The officials said the raid was aimed at militants supposed to be in the village, but they said the operation was based on faulty information provided by Shah's rival, who they identified as Nader Tawakal. Attempts to locate Tawakal failed.
Afghans targeted in U.S. raids have complained for years of being pursued based solely on information given by other Afghans who sometimes are business rivals, neighbors with a vendetta or simply interested in generic reward money for anti-government militants.
But FOX News' Oliver North, who accompanied US ground forces involved in the incident, reported that the soldiers came under fire from the Taliban immediately upon arriving at the village. Mr. North, known for his role in the Iran-Contra illegal arms deals during the Reagan administration, wrote that "To us – and the U.S. and Afghan troops we were covering – it appeared as though they were victorious." He also noted "careful treatment of non-combatants" by the commandos.

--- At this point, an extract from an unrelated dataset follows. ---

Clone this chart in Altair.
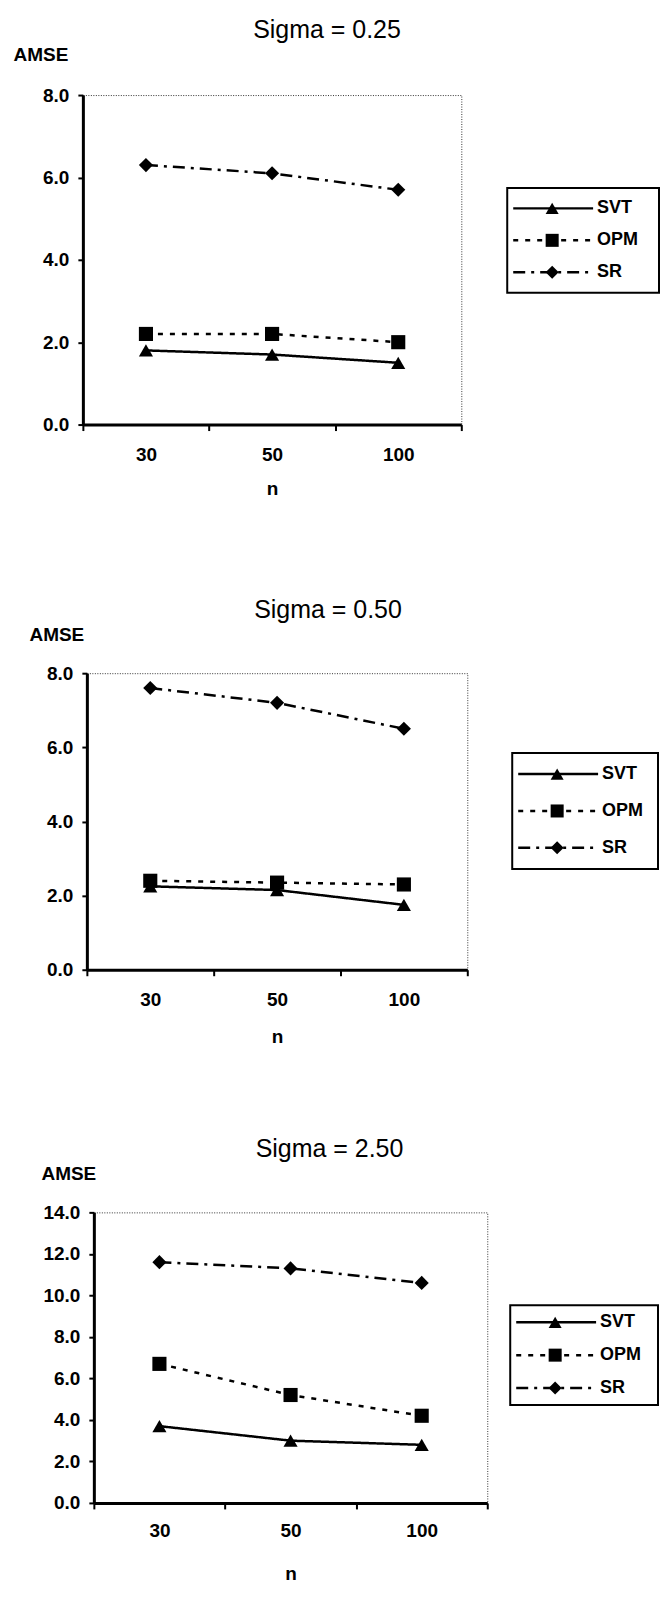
import altair as alt
import pandas as pd

# ---------------- data ----------------
n_labels = ["30", "50", "100"]
series_names = ["SVT", "OPM", "SR"]
panel_titles = ["Sigma = 0.25", "Sigma = 0.50", "Sigma = 2.50"]
y_max = [8, 8, 14]

svt_025 = [1.8, 1.7, 1.5]
opm_025 = [2.2, 2.2, 2.0]
sr_025 = [6.3, 6.1, 5.7]

svt_050 = [2.25, 2.15, 1.75]
opm_050 = [2.4, 2.35, 2.3]
sr_050 = [7.6, 7.2, 6.5]

svt_250 = [3.7, 3.0, 2.8]
opm_250 = [6.7, 5.2, 4.2]
sr_250 = [11.6, 11.3, 10.6]

panel_values = [
    [svt_025, opm_025, sr_025],
    [svt_050, opm_050, sr_050],
    [svt_250, opm_250, sr_250],
]

FONT = "Liberation Sans"
DASHES = [[1, 0], [5, 7], [12, 6, 3, 6]]
SHAPES = ["triangle-up", "square", "diamond"]

dash_scale = alt.Scale(domain=series_names, range=DASHES)
shape_scale = alt.Scale(domain=series_names, range=SHAPES)


def long_df(vals):
    rows = []
    for s, v in zip(series_names, vals):
        for n, a in zip(n_labels, v):
            rows.append({"n": n, "series": s, "AMSE": a})
    return pd.DataFrame(rows)


def spacer(w, h):
    return (
        alt.Chart(pd.DataFrame({"v": [0]}))
        .mark_point(opacity=0, size=1)
        .encode(x=alt.value(w / 2), y=alt.value(h / 2))
        .properties(width=w, height=h, view=alt.ViewBackground(stroke="transparent"))
    )


def panel(i, width, height, amse_x, amse_y, title_dx, title_offset, x_lab_pad, x_title_pad):
    df = long_df(panel_values[i])
    ym = y_max[i]
    x = alt.X(
        "n:N",
        sort=n_labels,
        scale=alt.Scale(type="band", paddingInner=0, paddingOuter=0),
        axis=alt.Axis(
            title="n",
            tickBand="extent",
            labelAngle=0,
            labelPadding=x_lab_pad,
            titlePadding=x_title_pad,
            tickSize=6,
        ),
    )
    y = alt.Y(
        "AMSE:Q",
        scale=alt.Scale(domain=[0, ym], nice=False),
        axis=alt.Axis(
            values=list(range(0, ym + 1, 2)),
            format=".1f",
            title="AMSE",
            titleAngle=0,
            titleX=amse_x,
            titleY=amse_y,
            titleAlign="left",
            titleBaseline="middle",
            grid=False,
            tickSize=5,
            labelPadding=9,
        ),
    )
    base = alt.Chart(df).encode(x=x, y=y)
    lines = base.mark_line(color="black", strokeWidth=2.5).encode(
        strokeDash=alt.StrokeDash("series:N", scale=dash_scale, legend=None),
        detail="series:N",
    )
    pts = base.mark_point(filled=True, color="black", opacity=1, size=200).encode(
        shape=alt.Shape("series:N", scale=shape_scale, legend=None)
    )
    return alt.layer(lines, pts).properties(
        width=width,
        height=height,
        title=alt.TitleParams(
            panel_titles[i],
            anchor="middle",
            dx=title_dx,
            offset=title_offset,
            font=FONT,
            fontSize=25,
            fontWeight="normal",
            color="black",
        ),
        view=alt.ViewBackground(stroke="#333333", strokeDash=[1, 1.5], strokeWidth=1),
    )


def legend(w, h, pad):
    ldf = pd.DataFrame({"series": series_names})
    y = alt.Y("series:N", sort=series_names, scale=alt.Scale(type="point", padding=pad), axis=None)
    rule = alt.Chart(ldf).mark_rule(color="black", strokeWidth=2.5).encode(
        y=y,
        x=alt.value(6),
        x2=alt.value(86),
        strokeDash=alt.StrokeDash("series:N", scale=dash_scale, legend=None),
    )
    pt = alt.Chart(ldf).mark_point(filled=True, color="black", opacity=1, size=170).encode(
        y=y, x=alt.value(45), shape=alt.Shape("series:N", scale=shape_scale, legend=None)
    )
    txt = alt.Chart(ldf).mark_text(
        align="left", baseline="middle", font=FONT, fontSize=18, fontWeight="bold", color="black"
    ).encode(y=y, x=alt.value(90), text="series:N")
    return alt.layer(rule, pt, txt).properties(
        width=w, height=h, view=alt.ViewBackground(stroke="black", strokeWidth=2)
    )


def row(left_w, plot, mid_w, leg_top, leg):
    leg_col = alt.vconcat(spacer(10, leg_top), leg, spacing=0, bounds="flush")
    return alt.hconcat(spacer(left_w, 10), plot, spacer(mid_w, 10), leg_col, spacing=0, bounds="flush")


p1 = panel(0, 379, 330, -70, -41, 55, 2, 15, 15)
p2 = panel(1, 381, 297, -58, -39, 51, 2, 15, 18)
p3 = panel(2, 394, 291, -53, -39, 39, 2, 13, 24)

r1 = row(70, p1, 46, 93, legend(152, 105, 0.64))
r2 = row(74, p2, 45, 80, legend(146, 116, 0.57))
r3 = row(81, p3, 23, 93, legend(148, 100, 0.52))

chart = alt.vconcat(
    spacer(10, 93), r1, spacer(10, 579), r2, spacer(10, 540), r3,
    spacing=0, bounds="flush",
).properties(
    padding={"left": 12, "top": 0, "right": 0, "bottom": 0}
).configure_axis(
    domainColor="black",
    domainWidth=3,
    tickColor="black",
    tickWidth=2,
    labelFont=FONT,
    labelFontSize=19,
    labelFontWeight="bold",
    labelColor="black",
    titleFont=FONT,
    titleFontSize=19,
    titleFontWeight="bold",
    titleColor="black",
)

chart.save("out.html", embed_options={"renderer": "svg", "actions": False})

Despite the conflicting reports, the attack has sparked debate over the role of US airstrikes in Afghanistan and the military relations between the US and Afghanistan. The Economist writes that airstrikes have become a core part of US operations in Afghanistan, largely due to a lack of manpower on the ground, and that as a result, civilian casualties have been rising.
Ever since it bombed the Taliban from power in 2001, America has relied on air power in Afghanistan to make up for a shortage of troops. As the Taliban and other militants have gained strength, America has dropped more bombs, killing more civilians. Usually, as in Azizabad, the strikes are called in by American special forces, who are part of a counter-insurgency force that operates independently from Afghanistan's NATO-led peacekeepers.
According to American military figures, civilian deaths in airstrikes increased from 116 in 2006 to 321 in 2007. Over the same period, the number of American air-raids in Afghanistan increased by a third, and the number of bombs dropped doubled. Afghan officials say that in the past two months at least 165 civilians have been killed in four American airstrikes.